While it’s open to discussion whether these health problems can influence a dog’s behavior, whether a Belgian Malinois will be a good pet or not depends entirely on the dog itself and not its colors.
Do Belgian Malinois Colors Change Over Time?
Malinois aren’t among the dog breeds known for changing coat colors. A puppy will most likely keep its appearance throughout its life.
In other words, a fawn-colored puppy won’t magically turn red, just like a black puppy won’t fade and become mahogany.
However, the exact coat shade might experience some change over time, especially during the transition between puppyhood and adulthood. Still, a dog won’t change its color entirely just because it’s exiting puberty.
Eye And Nose Colors
Before you go, we have to mention a few words about Belgian Malinois eye and nose colors.
According to the AKC (as well as most other major kennel clubs), Belgian Malinois should have medium sized-eyes that are slightly almond-shaped. They cannot be protruding in any way, shape, or form.
The eye color of most Belgian Malinois should be dark brown or even black. The only exceptions are liver and grey Malinois, whose eye colors can be lighter – sometimes even blue or amber. This is all due to the dilution gene that makes Mals’ eyes lighter.
Also, most Belgian Malinois should have a dark, black nose. However, liver and grey dogs may develop dilution, which will make their noses brighter. Some pups even have discolored areas on their noses, giving them a unique appearance, which still may mean your pup might develop some health condition.
Which Belgian Malinois Color Is The Best For You?
Dog color is important, as we all want pets that look their best. But how can you know which one is the best for you?
The answer is simple – just pick the dog that looks the best to you and has papers proving he is healthy!

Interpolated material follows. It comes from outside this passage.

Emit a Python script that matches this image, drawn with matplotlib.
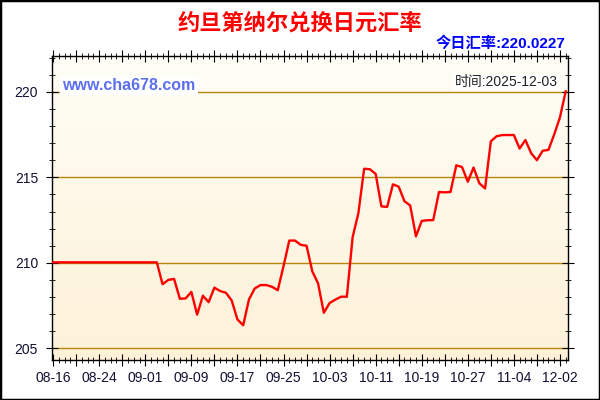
import matplotlib
matplotlib.use("Agg")
import matplotlib.pyplot as plt
import numpy as np
import pandas as pd
from matplotlib.colors import LinearSegmentedColormap
from matplotlib.patches import Rectangle

plt.rcParams['font.family'] = ['Liberation Sans', 'Noto Sans CJK SC', 'DejaVu Sans']

# 日期(8月16日到11月4日逐日,之后是11月25日到12月3日)
datas = list(pd.date_range('2025-08-16', '2025-11-04').strftime('%m-%d')) + \
    list(pd.date_range('2025-11-25', '2025-12-03').strftime('%m-%d'))

# 汇率值
taxas = [210.03] * 19 + [
    208.75, 209.0, 209.06, 207.9, 207.92, 208.3, 206.97, 208.08, 207.7, 208.55,
    208.35, 208.25, 207.8, 206.69, 206.35, 207.86, 208.5, 208.7, 208.7, 208.6,
    208.4, 209.8, 211.3, 211.3, 211.05, 211.0, 209.5, 208.8, 207.08, 207.65,
    207.85, 208.02, 208.02, 211.5, 212.9, 215.5, 215.47, 215.2, 213.3, 213.27,
    214.59, 214.45, 213.6, 213.35, 211.55, 212.45, 212.49, 212.5, 214.14, 214.12,
    214.14, 215.7, 215.6, 214.74, 215.57, 214.65, 214.35, 217.1, 217.4, 217.47,
    217.47, 217.47, 216.68, 217.18, 216.41, 216.0, 216.55, 216.6, 217.5, 218.5,
    220.0227,
]

titulo = "约旦第纳尔兑换日元汇率"
hoje = "今日汇率:220.0227"
hora = "时间:2025-12-03"
site = "www.cha678.com"

x = np.arange(len(taxas))

fig = plt.figure(figsize=(6, 4), dpi=100)
ax = fig.add_axes([52 / 600, 40 / 400, 516 / 600, 304 / 400])

xmin, xmax = -0.2, 89.4
ymin, ymax = 204.32, 222.09

# Fundo em degradê
grad = np.linspace(0, 1, 256).reshape(-1, 1)
cmap = LinearSegmentedColormap.from_list('fundo', ['#fffef6', '#fdf1d8'])
ax.imshow(grad, extent=[xmin, xmax, ymin, ymax], aspect='auto', cmap=cmap,
          origin='upper', zorder=0)

for yv in [205, 210, 215, 220]:
    ax.axhline(yv, color='#b8860b', lw=1.0, zorder=1)

ax.plot(x, taxas, color='red', lw=1.7, zorder=3)

ax.set_xlim(xmin, xmax)
ax.set_ylim(ymin, ymax)

ax.set_yticks([205, 210, 215, 220])
ax.set_yticks(np.arange(205, 223), minor=True)
ax.set_xticks(x[::4])
ax.set_xticklabels([d if i % 8 == 0 else '' for i, d in zip(x[::4], datas[::4])])
ax.set_xticks(x, minor=True)

ax.tick_params(which='both', direction='inout', top=True, right=True,
               labelsize=10, labelcolor='#111133', color='black')
ax.tick_params(which='major', length=8)
ax.tick_params(which='minor', length=4.5)
ax.tick_params(axis='y', pad=6)
ax.tick_params(axis='x', pad=4)
for s in ax.spines.values():
    s.set_color('black')
    s.set_linewidth(1.0)

ax.text(0.02, 0.903, site, transform=ax.transAxes, fontsize=11.5, fontweight='bold',
        color='#5b6ff0', ha='left', va='center', zorder=5,
        bbox=dict(facecolor='white', edgecolor='none', pad=1.5))
ax.text(0.98, 0.914, hora, transform=ax.transAxes, fontsize=10, color='#222222',
        ha='right', va='center', zorder=5,
        bbox=dict(facecolor='white', edgecolor='none', pad=1.0))

fig.text(0.5, 1 - 24 / 400, titulo, fontsize=16, fontweight='bold', color='red',
         ha='center', va='center')
fig.text(565 / 600, 1 - 43 / 400, hoje, fontsize=11, fontweight='bold', color='blue',
         ha='right', va='center')

fig.patches.append(Rectangle((0, 0), 1, 1, transform=fig.transFigure, fill=False,
                             edgecolor='black', lw=2.5))

fig.savefig('out.png', dpi=100)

Anything other than that is superficial and unnecessary.
All Belgian Malinois can make great family pets as long as you’re able to provide them with a firm hand and patience. These dogs require extensive dog training because they have been taught to bark at strangers or even show aggressive tendencies.
This doesn’t mean that Mals are aggressive by any means. On the contrary, many will believe they are lapdogs well into their lives! Still, you have to be careful when picking these dogs, as they aren’t good for novice dog owners.
You should also consider the rarity of a specific Belgian Malinois color you might want to get. The rarer the color, the higher the price. Sometimes, this price may not be worth the dog’s value.
Still, if you don’t mind giving a breeder a fine sum of money, nothing is stopping you from purchasing one of the more expensive Belgian Malinois colors. Just remember that all of these dogs require a lot of care and attention. If you give them this, they’ll give you lots of colors to make your life a better place.